The goals of our effort with the Army were similar to engagements ASP conducts in other large-scale software-reliant DoD systems: improved agility and reduced costs. We first determined who was involved in the evaluation, and developed a common understanding among stakeholders with respect to the evaluation scope and foundational language. We then developed mechanisms for uncovering an objective insight into mechanisms for evaluating prospective technical solutions. Finally, we reconciled that objective picture and the Army's goals in undertaking this approach.

Our COE evaluation framework leveraged the SEI's work on service-oriented architecture for mission-critical systems-of-systems to identify key quality attributes. These attributes are non-functional requirements that are used to evaluate the performance of a system. They fall into broad categories including architecture, adaptability, business objectives, functional capability, interoperability, support for governance, licensing, quality of service, and performance. We then developed a process for eliciting the Army's objectives, data collection, and technical solution characterization. Finally, to accelerate and reinforce the constructs of the framework, we developed a tool that operationalized the software evaluation framework by codifying a set of practices, questions, and an evaluation container. The evaluation container was the tool; it operationalized the process inputs, outputs, and results.

The Army used our framework to evaluate one prospective technical solution for Army COE under development. The SEI participated by facilitating the elicitation process to derive common terminology, the collection of framework data, and correlation activities between goals and specific quality attributes. Based on our experience, the software evaluation framework provided much more than a tool for evaluating technical solutions--it provided a transformative capability that institutionalized common understanding of the technical terms, the scope of the work, and the importance and role of goals in the evaluation process.
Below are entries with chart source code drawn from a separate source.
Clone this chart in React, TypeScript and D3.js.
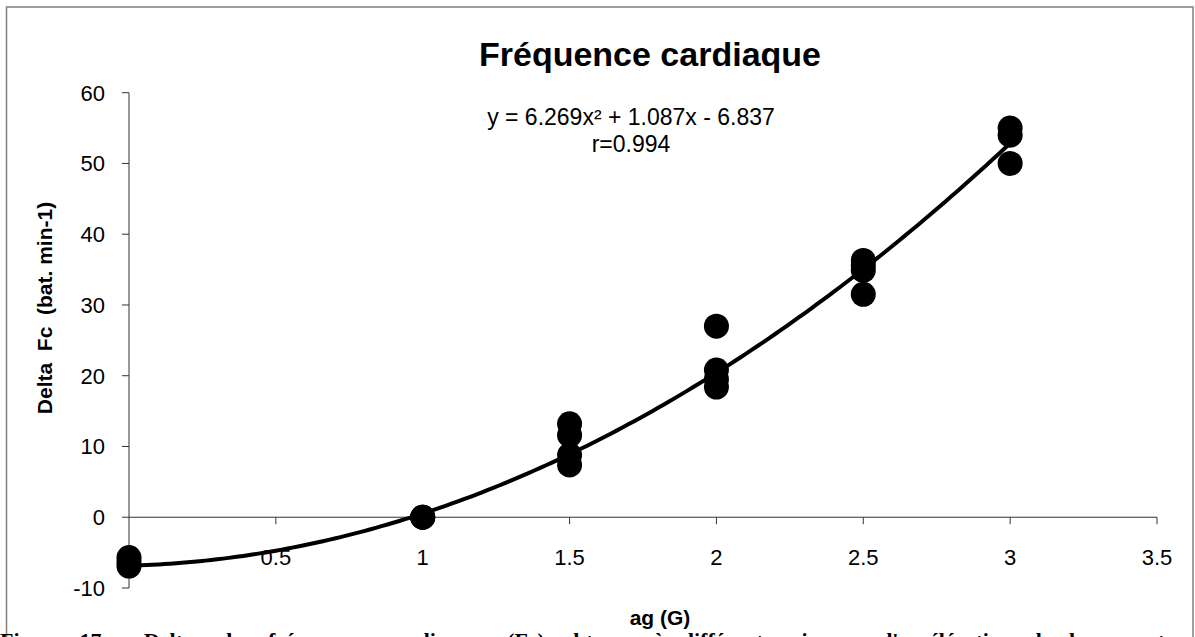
import React from "react";
import * as d3 from "d3";

const xTicks = [0.5, 1, 1.5, 2, 2.5, 3, 3.5];
const yTicks = [-10, 0, 10, 20, 30, 40, 50, 60];
const obsX = [0, 0, 0, 1, 1, 1, 1.5, 1.5, 1.5, 1.5, 2, 2, 2, 2, 2.5, 2.5, 2.5, 2.5, 3, 3, 3];
const obsY = [-5.7, -6.3, -6.9, 0, 0, 0, 13.2, 11.6, 8.8, 7.4, 27, 20.8, 19.5, 18.4, 36.3, 35.6, 34.9, 31.5, 55, 54, 50];
const fitCoef = [6.269, 1.087, -6.837];
const title = "Fréquence cardiaque";
const eqText = "y = 6.269x² + 1.087x - 6.837";
const rText = "r=0.994";
const yLabel = "Delta  Fc  (bat. min-1)";
const xLabel = "ag (G)";
const caption = "Figure 17 : Deltas des fréquences cardiaques (Fc) obtenus à différents niveaux d'accélération de la pesanteur";

export default function App() {
  const W = 1195, H = 637;
  const x = d3.scaleLinear().domain([0, 3.5]).range([129, 1157]);
  const y = d3.scaleLinear().domain([-10, 60]).range([588, 92.7]);
  const fitXs = d3.range(0, 3.0001, 0.02);
  const line = d3.line<number>()
    .x((v) => x(v))
    .y((v) => y(fitCoef[0] * v * v + fitCoef[1] * v + fitCoef[2]))
    .curve(d3.curveMonotoneX);
  const font = "Arial, 'Liberation Sans', sans-serif";
  const axisColor = "#333";
  return (
    <svg width={W} height={H} style={{ position: "absolute", left: 0, top: 0, background: "#fff" }}>
      <rect x={6.5} y={7} width={1186.5} height={720} fill="#fff" stroke="#808080" strokeWidth={1.5} />
      <text x={650} y={66} textAnchor="middle" fontFamily={font} fontWeight="bold" fontSize={34}>{title}</text>
      {/* y axis */}
      <line x1={x(0)} x2={x(0)} y1={y(60)} y2={y(-10)} stroke={axisColor} strokeWidth={1} />
      {yTicks.map((t) => (
        <g key={"y" + t}>
          <line x1={x(0) - 7} x2={x(0)} y1={y(t)} y2={y(t)} stroke={axisColor} strokeWidth={1} />
          <text x={105} y={y(t) + 8} textAnchor="end" fontFamily={font} fontSize={22}>{t}</text>
        </g>
      ))}
      {/* x axis */}
      <line x1={x(0)} x2={x(3.5)} y1={y(0)} y2={y(0)} stroke={axisColor} strokeWidth={1} />
      {xTicks.map((t) => (
        <g key={"x" + t}>
          <line x1={x(t)} x2={x(t)} y1={y(0)} y2={y(0) + 7} stroke={axisColor} strokeWidth={1} />
          <text x={x(t)} y={565} textAnchor="middle" fontFamily={font} fontSize={22}>{t}</text>
        </g>
      ))}
      <path d={line(fitXs) || ""} fill="none" stroke="#000" strokeWidth={4} />
      {obsX.map((vx, i) => (
        <circle key={"p" + i} cx={x(vx)} cy={y(obsY[i])} r={12.5} fill="#000" />
      ))}
      <text x={631} y={125} textAnchor="middle" fontFamily={font} fontSize={23}>{eqText}</text>
      <text x={631} y={152} textAnchor="middle" fontFamily={font} fontSize={23}>{rText}</text>
      <text transform={`translate(52,${308}) rotate(-90)`} textAnchor="middle" fontFamily={font} fontWeight="bold" fontSize={21} style={{ whiteSpace: "pre" }}>{yLabel}</text>
      <text x={660} y={625} textAnchor="middle" fontFamily={font} fontWeight="bold" fontSize={21}>{xLabel}</text>
      <text x={0} y={648} fontFamily="'Liberation Serif', 'Times New Roman', serif" fontWeight="bold" fontSize={22} wordSpacing={12}>{caption}</text>
    </svg>
  );
}
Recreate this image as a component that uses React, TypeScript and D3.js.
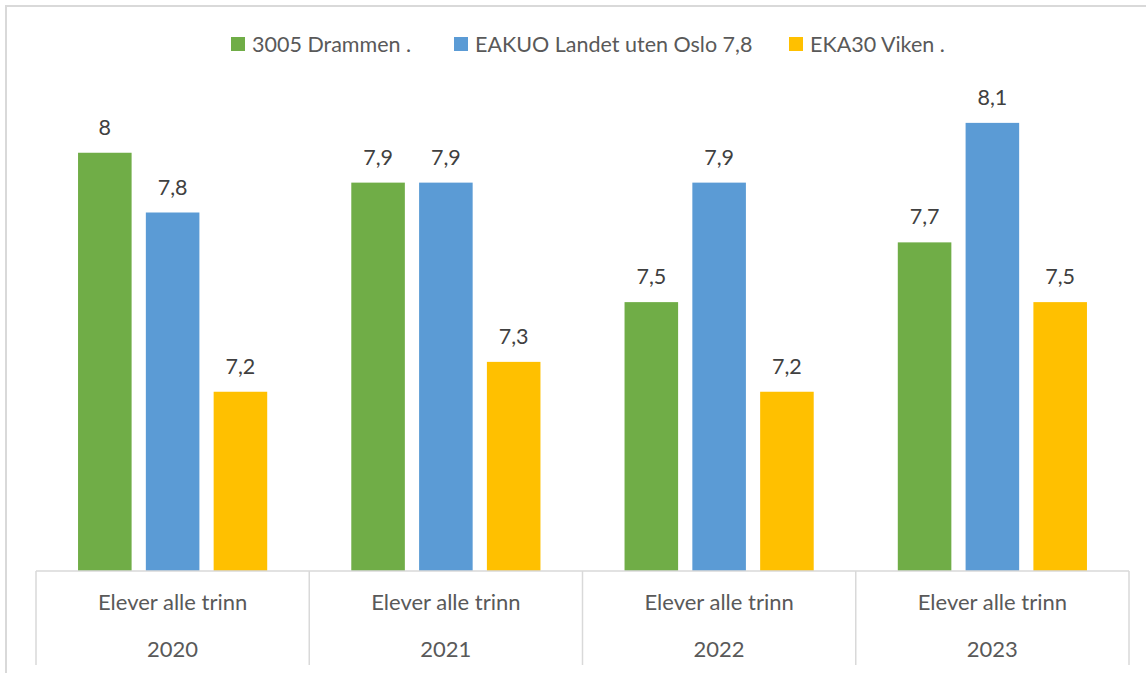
import React from "react";
import * as d3 from "d3";

const years = ["2020", "2021", "2022", "2023"];
const subLabel = "Elever alle trinn";
const seriesNames = ["3005 Drammen .", "EAKUO Landet uten Oslo 7,8", "EKA30 Viken ."];
const seriesColors = ["#70ad47", "#5b9bd5", "#ffc000"];
const drammen = [8.0, 7.9, 7.5, 7.7];
const landet = [7.8, 7.9, 7.9, 8.1];
const viken = [7.2, 7.3, 7.2, 7.5];
const seriesValues = [drammen, landet, viken];

const W = 1146;
const H = 673;
const FONT = "Lato, 'Open Sans', sans-serif";

export default function App() {
  const left = 36, right = 1129, baseY = 571, topY = 93;
  const x0 = d3.scaleBand<string>().domain(years).range([left, right]).paddingInner(0).paddingOuter(0);
  const x1 = d3.scaleBand<number>().domain([0, 1, 2]).range([0, x0.bandwidth()]).paddingOuter(0.62).paddingInner(0.21);
  const y = d3.scaleLinear().domain([6.6, 8.2]).range([baseY, topY]);
  const fmt = (v: number) => String(v).replace(".", ",");

  const legendX = [231, 454, 789];

  return (
    <div style={{ position: "absolute", left: 0, top: 0 }}>
      <svg width={W} height={H} style={{ display: "block" }}>
        <rect x={0} y={0} width={W} height={H} fill="#fff" />
        <rect x={6} y={6} width={W + 20} height={H + 20} fill="none" stroke="#d9d9d9" strokeWidth={2} />
        {/* legend */}
        {seriesNames.map((n, i) => (
          <g key={n}>
            <rect x={legendX[i]} y={37} width={14} height={14} fill={seriesColors[i]} />
            <text x={legendX[i] + 21} y={52} fontFamily={FONT} fontSize={21.5} fill="#595959">{n}</text>
          </g>
        ))}
        {/* bars */}
        {years.map((yr, ci) => (
          <g key={yr} transform={`translate(${x0(yr)},0)`}>
            {seriesValues.map((vals, si) => {
              const v = vals[ci];
              const bx = x1(si)!;
              return (
                <g key={si}>
                  <rect x={bx} y={y(v)} width={x1.bandwidth()} height={baseY - y(v)} fill={seriesColors[si]} />
                  <text x={bx + x1.bandwidth() / 2} y={y(v) - 18} textAnchor="middle" fontFamily={FONT} fontSize={21.5} fill="#404040">{fmt(v)}</text>
                </g>
              );
            })}
          </g>
        ))}
        {/* category axis */}
        <line x1={left} x2={right} y1={baseY} y2={baseY} stroke="#d9d9d9" strokeWidth={1.5} />
        {[...years.map((yr) => x0(yr)!), right].map((xx, i) => (
          <line key={i} x1={xx} x2={xx} y1={baseY} y2={665} stroke="#d9d9d9" strokeWidth={1.5} />
        ))}
        {years.map((yr) => (
          <g key={yr}>
            <text x={x0(yr)! + x0.bandwidth() / 2} y={610} textAnchor="middle" fontFamily={FONT} fontSize={22} fill="#595959">{subLabel}</text>
            <text x={x0(yr)! + x0.bandwidth() / 2} y={657} textAnchor="middle" fontFamily={FONT} fontSize={22} fill="#595959">{yr}</text>
          </g>
        ))}
      </svg>
    </div>
  );
}
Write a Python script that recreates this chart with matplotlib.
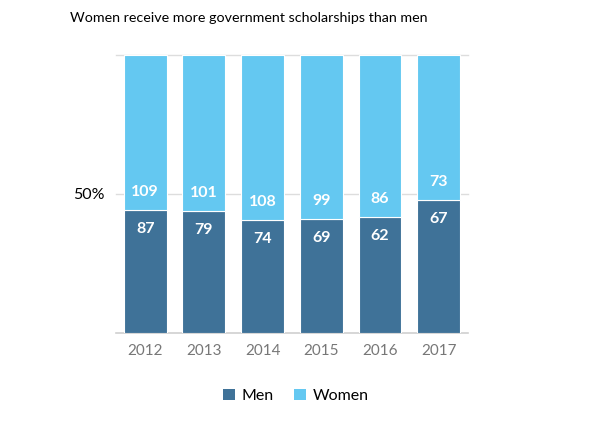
import matplotlib
matplotlib.use("Agg")
import matplotlib.pyplot as plt
from matplotlib.patches import Patch
import numpy as np

years = ["2012", "2013", "2014", "2015", "2016", "2017"]
men = [87, 79, 74, 69, 62, 67]
women = [109, 101, 108, 99, 86, 73]

plt.rcParams['font.family'] = ['Lato', 'DejaVu Sans']

men_c = '#3F7298'
women_c = '#64C8F1'

fig = plt.figure(figsize=(5.94, 4.28), dpi=100)
ax = fig.add_axes([0.195, 0.222, 0.593, 0.6495])

x = np.arange(len(years))
tot = np.array(men) + np.array(women)
mp = np.array(men) / tot
wp = np.array(women) / tot
w = 0.73
ax.bar(x, mp, width=w, color=men_c, edgecolor='white', linewidth=0.8, zorder=3)
ax.bar(x, wp, width=w, bottom=mp, color=women_c, edgecolor='white', linewidth=0.8, zorder=3)

for i in range(len(years)):
    ax.text(x[i], mp[i] - 0.070, str(men[i]), ha='center', va='center',
            color='white', fontsize=11.5, fontweight='bold', zorder=4)
    ax.text(x[i], mp[i] + 0.063, str(women[i]), ha='center', va='center',
            color='white', fontsize=11.5, fontweight='bold', zorder=4)

ax.set_xlim(-0.5, len(years) - 0.5)
ax.set_ylim(0, 1)
for yv, c, lw in [(1.0, '#DDDDDD', 1.0), (0.5, '#DDDDDD', 1.0), (0.0, '#D0D0D0', 1.2)]:
    ax.axhline(yv, color=c, linewidth=lw, zorder=1, clip_on=False)

ax.set_xticks(x)
ax.set_xticklabels(years, color='#777777', fontsize=11)
ax.set_yticks([0.5])
ax.set_yticklabels(['50%'], fontsize=11.5, color='black')
ax.tick_params(length=0, pad=8)
ax.tick_params(axis='y', pad=8)
for s in ax.spines.values():
    s.set_visible(False)

fig.text(0.418, 0.958, "Women receive more government scholarships than men",
         ha='center', va='center', fontsize=10.3, color='black')

handles = [Patch(facecolor=men_c, label='Men'), Patch(facecolor=women_c, label='Women')]
fig.legend(handles=handles, loc='center', bbox_to_anchor=(0.498, 0.075), ncol=2,
           frameon=False, fontsize=11.5, handlelength=0.75, handleheight=0.75,
           handletextpad=0.4, columnspacing=1.3)

fig.savefig('out.png', dpi=100)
Army migration to a COE is underway and our software evaluation framework helped accelerate and focus this migration effort.

The recently-published report, A Framework for Evaluating Common Operating Environments: Piloting, Lessons Learned, and Opportunities, highlights our recent engagement with the Army's COE assessment process. The report also explores the interdependencies between the common language that normalizes the understanding between stakeholders to ensure comparison of commensurable systems and consistent outcomes, business drivers, and software architecture comprising the SEI's software evaluation framework.